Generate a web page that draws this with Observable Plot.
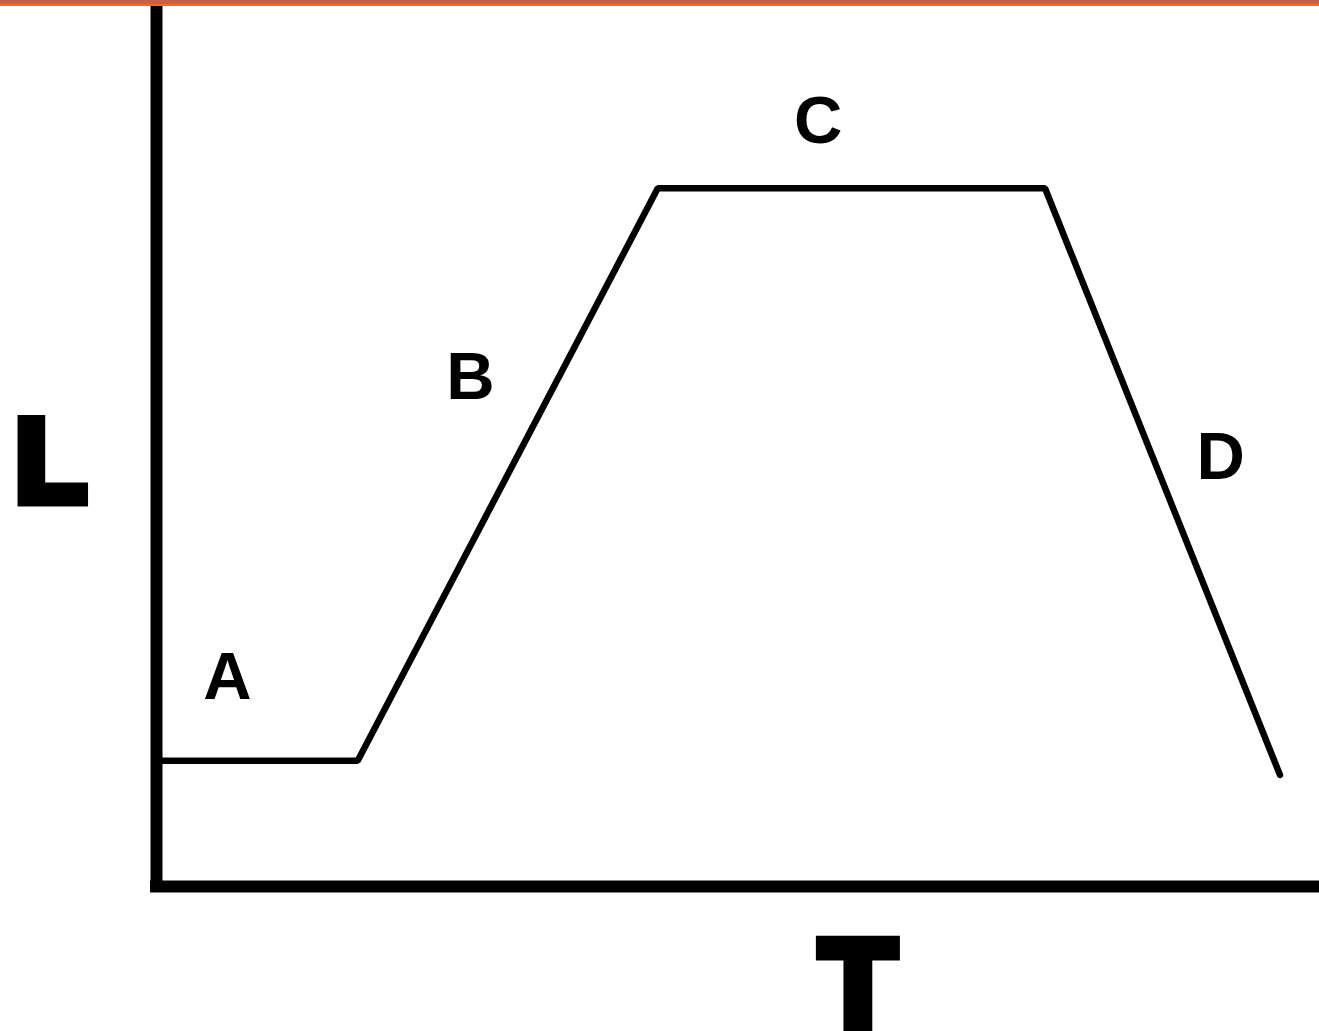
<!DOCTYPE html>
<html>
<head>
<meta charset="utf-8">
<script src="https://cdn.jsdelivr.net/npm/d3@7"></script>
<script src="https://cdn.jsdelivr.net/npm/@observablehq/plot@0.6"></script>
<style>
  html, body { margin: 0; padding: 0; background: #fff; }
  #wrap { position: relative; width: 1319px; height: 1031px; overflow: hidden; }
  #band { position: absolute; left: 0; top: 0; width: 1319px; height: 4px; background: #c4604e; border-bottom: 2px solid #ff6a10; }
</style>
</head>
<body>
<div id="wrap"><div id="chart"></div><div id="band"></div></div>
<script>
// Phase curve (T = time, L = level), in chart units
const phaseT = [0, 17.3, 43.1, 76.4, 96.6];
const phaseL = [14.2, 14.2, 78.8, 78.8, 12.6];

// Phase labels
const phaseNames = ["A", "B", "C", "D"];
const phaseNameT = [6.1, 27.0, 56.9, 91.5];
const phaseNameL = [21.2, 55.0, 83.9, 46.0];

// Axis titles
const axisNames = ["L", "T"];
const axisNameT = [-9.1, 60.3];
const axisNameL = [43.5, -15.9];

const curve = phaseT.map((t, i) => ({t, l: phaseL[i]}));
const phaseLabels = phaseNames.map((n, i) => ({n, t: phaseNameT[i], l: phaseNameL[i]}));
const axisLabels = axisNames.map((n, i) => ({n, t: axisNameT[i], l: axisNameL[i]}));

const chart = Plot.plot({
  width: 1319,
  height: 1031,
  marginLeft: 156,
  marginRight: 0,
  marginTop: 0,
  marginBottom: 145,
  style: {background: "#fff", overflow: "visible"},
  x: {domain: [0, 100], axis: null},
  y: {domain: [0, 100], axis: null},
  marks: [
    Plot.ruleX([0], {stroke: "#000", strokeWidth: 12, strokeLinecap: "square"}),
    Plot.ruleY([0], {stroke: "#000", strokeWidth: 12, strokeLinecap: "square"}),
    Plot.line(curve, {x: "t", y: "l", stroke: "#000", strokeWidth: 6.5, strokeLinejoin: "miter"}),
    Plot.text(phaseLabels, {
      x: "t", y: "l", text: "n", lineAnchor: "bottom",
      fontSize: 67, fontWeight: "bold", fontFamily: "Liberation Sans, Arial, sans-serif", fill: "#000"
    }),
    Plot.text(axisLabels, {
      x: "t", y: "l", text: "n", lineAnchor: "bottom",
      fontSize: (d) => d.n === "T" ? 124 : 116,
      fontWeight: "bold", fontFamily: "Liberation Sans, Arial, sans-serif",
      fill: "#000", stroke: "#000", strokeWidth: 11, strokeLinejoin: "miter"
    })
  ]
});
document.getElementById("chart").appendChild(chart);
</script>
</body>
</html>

» Your objective
Skip the pictures and restate exactly the lines from the beginning of the listing to the line with "const axisNameL = [43.5, -15.9];", that line included.

» Solution to this exercise
Generate a web page that draws this with Observable Plot.
<!DOCTYPE html>
<html>
<head>
<meta charset="utf-8">
<script src="https://cdn.jsdelivr.net/npm/d3@7"></script>
<script src="https://cdn.jsdelivr.net/npm/@observablehq/plot@0.6"></script>
<style>
  html, body { margin: 0; padding: 0; background: #fff; }
  #wrap { position: relative; width: 1319px; height: 1031px; overflow: hidden; }
  #band { position: absolute; left: 0; top: 0; width: 1319px; height: 4px; background: #c4604e; border-bottom: 2px solid #ff6a10; }
</style>
</head>
<body>
<div id="wrap"><div id="chart"></div><div id="band"></div></div>
<script>
// Phase curve (T = time, L = level), in chart units
const phaseT = [0, 17.3, 43.1, 76.4, 96.6];
const phaseL = [14.2, 14.2, 78.8, 78.8, 12.6];

// Phase labels
const phaseNames = ["A", "B", "C", "D"];
const phaseNameT = [6.1, 27.0, 56.9, 91.5];
const phaseNameL = [21.2, 55.0, 83.9, 46.0];

// Axis titles
const axisNames = ["L", "T"];
const axisNameT = [-9.1, 60.3];
const axisNameL = [43.5, -15.9];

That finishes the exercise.